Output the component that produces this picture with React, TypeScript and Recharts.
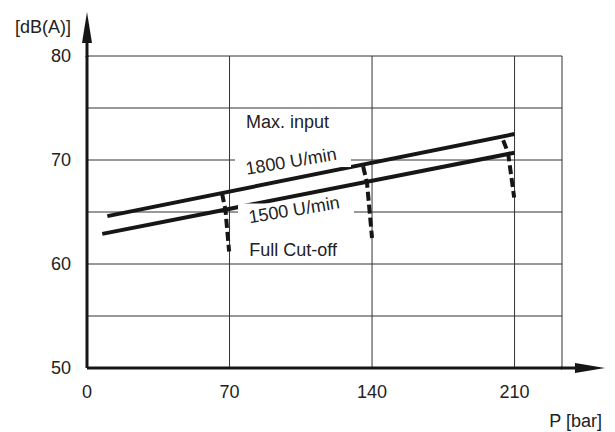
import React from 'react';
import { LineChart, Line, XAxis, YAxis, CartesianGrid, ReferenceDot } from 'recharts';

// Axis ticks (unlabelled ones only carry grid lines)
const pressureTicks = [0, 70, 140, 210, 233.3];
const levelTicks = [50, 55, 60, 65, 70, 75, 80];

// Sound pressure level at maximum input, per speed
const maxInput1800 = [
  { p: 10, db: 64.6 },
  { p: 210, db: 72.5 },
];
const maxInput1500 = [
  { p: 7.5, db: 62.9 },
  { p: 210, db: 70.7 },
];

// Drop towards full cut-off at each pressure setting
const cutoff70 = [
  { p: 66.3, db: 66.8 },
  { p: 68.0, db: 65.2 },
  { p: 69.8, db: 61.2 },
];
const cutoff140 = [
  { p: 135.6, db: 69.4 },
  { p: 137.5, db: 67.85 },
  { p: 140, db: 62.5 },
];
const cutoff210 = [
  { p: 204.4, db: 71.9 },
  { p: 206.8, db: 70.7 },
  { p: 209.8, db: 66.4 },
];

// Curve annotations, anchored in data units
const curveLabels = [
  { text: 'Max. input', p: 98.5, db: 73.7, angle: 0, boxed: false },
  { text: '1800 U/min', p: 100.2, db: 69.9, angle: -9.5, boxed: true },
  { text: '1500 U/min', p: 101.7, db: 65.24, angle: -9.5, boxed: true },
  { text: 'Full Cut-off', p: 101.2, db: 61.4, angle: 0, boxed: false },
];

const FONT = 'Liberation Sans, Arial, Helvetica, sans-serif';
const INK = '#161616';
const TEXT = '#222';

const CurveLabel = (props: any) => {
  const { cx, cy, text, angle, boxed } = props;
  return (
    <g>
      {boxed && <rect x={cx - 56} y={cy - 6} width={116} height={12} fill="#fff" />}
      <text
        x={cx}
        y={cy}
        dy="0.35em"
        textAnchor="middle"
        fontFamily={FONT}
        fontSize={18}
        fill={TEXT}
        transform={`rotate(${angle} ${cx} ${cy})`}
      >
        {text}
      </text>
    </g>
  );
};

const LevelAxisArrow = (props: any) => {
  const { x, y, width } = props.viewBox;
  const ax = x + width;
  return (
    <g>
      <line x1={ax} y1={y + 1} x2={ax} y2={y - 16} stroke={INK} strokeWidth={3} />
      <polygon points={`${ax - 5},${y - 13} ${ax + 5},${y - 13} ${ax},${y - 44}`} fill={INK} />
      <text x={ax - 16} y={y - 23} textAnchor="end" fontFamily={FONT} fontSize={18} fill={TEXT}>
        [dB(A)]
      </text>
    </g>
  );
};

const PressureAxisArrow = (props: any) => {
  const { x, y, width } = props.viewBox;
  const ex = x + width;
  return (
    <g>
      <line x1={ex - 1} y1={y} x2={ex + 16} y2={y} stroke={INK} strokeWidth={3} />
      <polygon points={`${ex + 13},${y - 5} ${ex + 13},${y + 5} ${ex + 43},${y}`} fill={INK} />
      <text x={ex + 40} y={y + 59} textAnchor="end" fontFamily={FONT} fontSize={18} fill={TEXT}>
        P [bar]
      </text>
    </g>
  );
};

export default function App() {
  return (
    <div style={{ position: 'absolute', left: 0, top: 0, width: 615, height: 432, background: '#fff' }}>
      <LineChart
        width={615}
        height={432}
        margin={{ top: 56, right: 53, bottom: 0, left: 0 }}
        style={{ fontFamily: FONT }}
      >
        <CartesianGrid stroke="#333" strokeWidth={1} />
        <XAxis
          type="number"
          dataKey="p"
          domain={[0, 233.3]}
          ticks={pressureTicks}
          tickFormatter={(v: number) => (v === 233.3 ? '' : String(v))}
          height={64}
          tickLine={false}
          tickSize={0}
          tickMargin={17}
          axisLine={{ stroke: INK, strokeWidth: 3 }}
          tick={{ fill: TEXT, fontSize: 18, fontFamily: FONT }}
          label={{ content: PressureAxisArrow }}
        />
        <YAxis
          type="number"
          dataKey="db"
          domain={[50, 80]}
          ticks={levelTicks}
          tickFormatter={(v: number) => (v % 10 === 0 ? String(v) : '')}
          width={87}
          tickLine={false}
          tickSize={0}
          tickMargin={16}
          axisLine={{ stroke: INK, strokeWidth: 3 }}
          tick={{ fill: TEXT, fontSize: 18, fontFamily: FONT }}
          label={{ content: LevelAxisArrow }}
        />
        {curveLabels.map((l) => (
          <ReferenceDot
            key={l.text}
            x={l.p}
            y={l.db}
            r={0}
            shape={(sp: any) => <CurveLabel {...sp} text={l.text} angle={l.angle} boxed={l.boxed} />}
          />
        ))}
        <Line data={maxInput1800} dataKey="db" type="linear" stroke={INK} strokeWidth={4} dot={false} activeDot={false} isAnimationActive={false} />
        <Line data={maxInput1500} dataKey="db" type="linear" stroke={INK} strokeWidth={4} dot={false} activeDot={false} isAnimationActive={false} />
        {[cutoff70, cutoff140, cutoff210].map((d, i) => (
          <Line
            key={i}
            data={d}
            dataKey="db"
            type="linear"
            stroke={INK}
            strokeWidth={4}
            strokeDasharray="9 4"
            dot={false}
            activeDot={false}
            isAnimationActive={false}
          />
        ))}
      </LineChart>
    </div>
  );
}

> [Task goal]: Print the complete listing exactly as it stands, without its pictures.

> [Final answer]:
Output the component that produces this picture with React, TypeScript and Recharts.
import React from 'react';
import { LineChart, Line, XAxis, YAxis, CartesianGrid, ReferenceDot } from 'recharts';

// Axis ticks (unlabelled ones only carry grid lines)
const pressureTicks = [0, 70, 140, 210, 233.3];
const levelTicks = [50, 55, 60, 65, 70, 75, 80];

// Sound pressure level at maximum input, per speed
const maxInput1800 = [
  { p: 10, db: 64.6 },
  { p: 210, db: 72.5 },
];
const maxInput1500 = [
  { p: 7.5, db: 62.9 },
  { p: 210, db: 70.7 },
];

// Drop towards full cut-off at each pressure setting
const cutoff70 = [
  { p: 66.3, db: 66.8 },
  { p: 68.0, db: 65.2 },
  { p: 69.8, db: 61.2 },
];
const cutoff140 = [
  { p: 135.6, db: 69.4 },
  { p: 137.5, db: 67.85 },
  { p: 140, db: 62.5 },
];
const cutoff210 = [
  { p: 204.4, db: 71.9 },
  { p: 206.8, db: 70.7 },
  { p: 209.8, db: 66.4 },
];

// Curve annotations, anchored in data units
const curveLabels = [
  { text: 'Max. input', p: 98.5, db: 73.7, angle: 0, boxed: false },
  { text: '1800 U/min', p: 100.2, db: 69.9, angle: -9.5, boxed: true },
  { text: '1500 U/min', p: 101.7, db: 65.24, angle: -9.5, boxed: true },
  { text: 'Full Cut-off', p: 101.2, db: 61.4, angle: 0, boxed: false },
];

const FONT = 'Liberation Sans, Arial, Helvetica, sans-serif';
const INK = '#161616';
const TEXT = '#222';

const CurveLabel = (props: any) => {
  const { cx, cy, text, angle, boxed } = props;
  return (
    <g>
      {boxed && <rect x={cx - 56} y={cy - 6} width={116} height={12} fill="#fff" />}
      <text
        x={cx}
        y={cy}
        dy="0.35em"
        textAnchor="middle"
        fontFamily={FONT}
        fontSize={18}
        fill={TEXT}
        transform={`rotate(${angle} ${cx} ${cy})`}
      >
        {text}
      </text>
    </g>
  );
};

const LevelAxisArrow = (props: any) => {
  const { x, y, width } = props.viewBox;
  const ax = x + width;
  return (
    <g>
      <line x1={ax} y1={y + 1} x2={ax} y2={y - 16} stroke={INK} strokeWidth={3} />
      <polygon points={`${ax - 5},${y - 13} ${ax + 5},${y - 13} ${ax},${y - 44}`} fill={INK} />
      <text x={ax - 16} y={y - 23} textAnchor="end" fontFamily={FONT} fontSize={18} fill={TEXT}>
        [dB(A)]
      </text>
    </g>
  );
};

const PressureAxisArrow = (props: any) => {
  const { x, y, width } = props.viewBox;
  const ex = x + width;
  return (
    <g>
      <line x1={ex - 1} y1={y} x2={ex + 16} y2={y} stroke={INK} strokeWidth={3} />
      <polygon points={`${ex + 13},${y - 5} ${ex + 13},${y + 5} ${ex + 43},${y}`} fill={INK} />
      <text x={ex + 40} y={y + 59} textAnchor="end" fontFamily={FONT} fontSize={18} fill={TEXT}>
        P [bar]
      </text>
    </g>
  );
};

export default function App() {
  return (
    <div style={{ position: 'absolute', left: 0, top: 0, width: 615, height: 432, background: '#fff' }}>
      <LineChart
        width={615}
        height={432}
        margin={{ top: 56, right: 53, bottom: 0, left: 0 }}
        style={{ fontFamily: FONT }}
      >
        <CartesianGrid stroke="#333" strokeWidth={1} />
        <XAxis
          type="number"
          dataKey="p"
          domain={[0, 233.3]}
          ticks={pressureTicks}
          tickFormatter={(v: number) => (v === 233.3 ? '' : String(v))}
          height={64}
          tickLine={false}
          tickSize={0}
          tickMargin={17}
          axisLine={{ stroke: INK, strokeWidth: 3 }}
          tick={{ fill: TEXT, fontSize: 18, fontFamily: FONT }}
          label={{ content: PressureAxisArrow }}
        />
        <YAxis
          type="number"
          dataKey="db"
          domain={[50, 80]}
          ticks={levelTicks}
          tickFormatter={(v: number) => (v % 10 === 0 ? String(v) : '')}
          width={87}
          tickLine={false}
          tickSize={0}
          tickMargin={16}
          axisLine={{ stroke: INK, strokeWidth: 3 }}
          tick={{ fill: TEXT, fontSize: 18, fontFamily: FONT }}
          label={{ content: LevelAxisArrow }}
        />
        {curveLabels.map((l) => (
          <ReferenceDot
            key={l.text}
            x={l.p}
            y={l.db}
            r={0}
            shape={(sp: any) => <CurveLabel {...sp} text={l.text} angle={l.angle} boxed={l.boxed} />}
          />
        ))}
        <Line data={maxInput1800} dataKey="db" type="linear" stroke={INK} strokeWidth={4} dot={false} activeDot={false} isAnimationActive={false} />
        <Line data={maxInput1500} dataKey="db" type="linear" stroke={INK} strokeWidth={4} dot={false} activeDot={false} isAnimationActive={false} />
        {[cutoff70, cutoff140, cutoff210].map((d, i) => (
          <Line
            key={i}
            data={d}
            dataKey="db"
            type="linear"
            stroke={INK}
            strokeWidth={4}
            strokeDasharray="9 4"
            dot={false}
            activeDot={false}
            isAnimationActive={false}
          />
        ))}
      </LineChart>
    </div>
  );
}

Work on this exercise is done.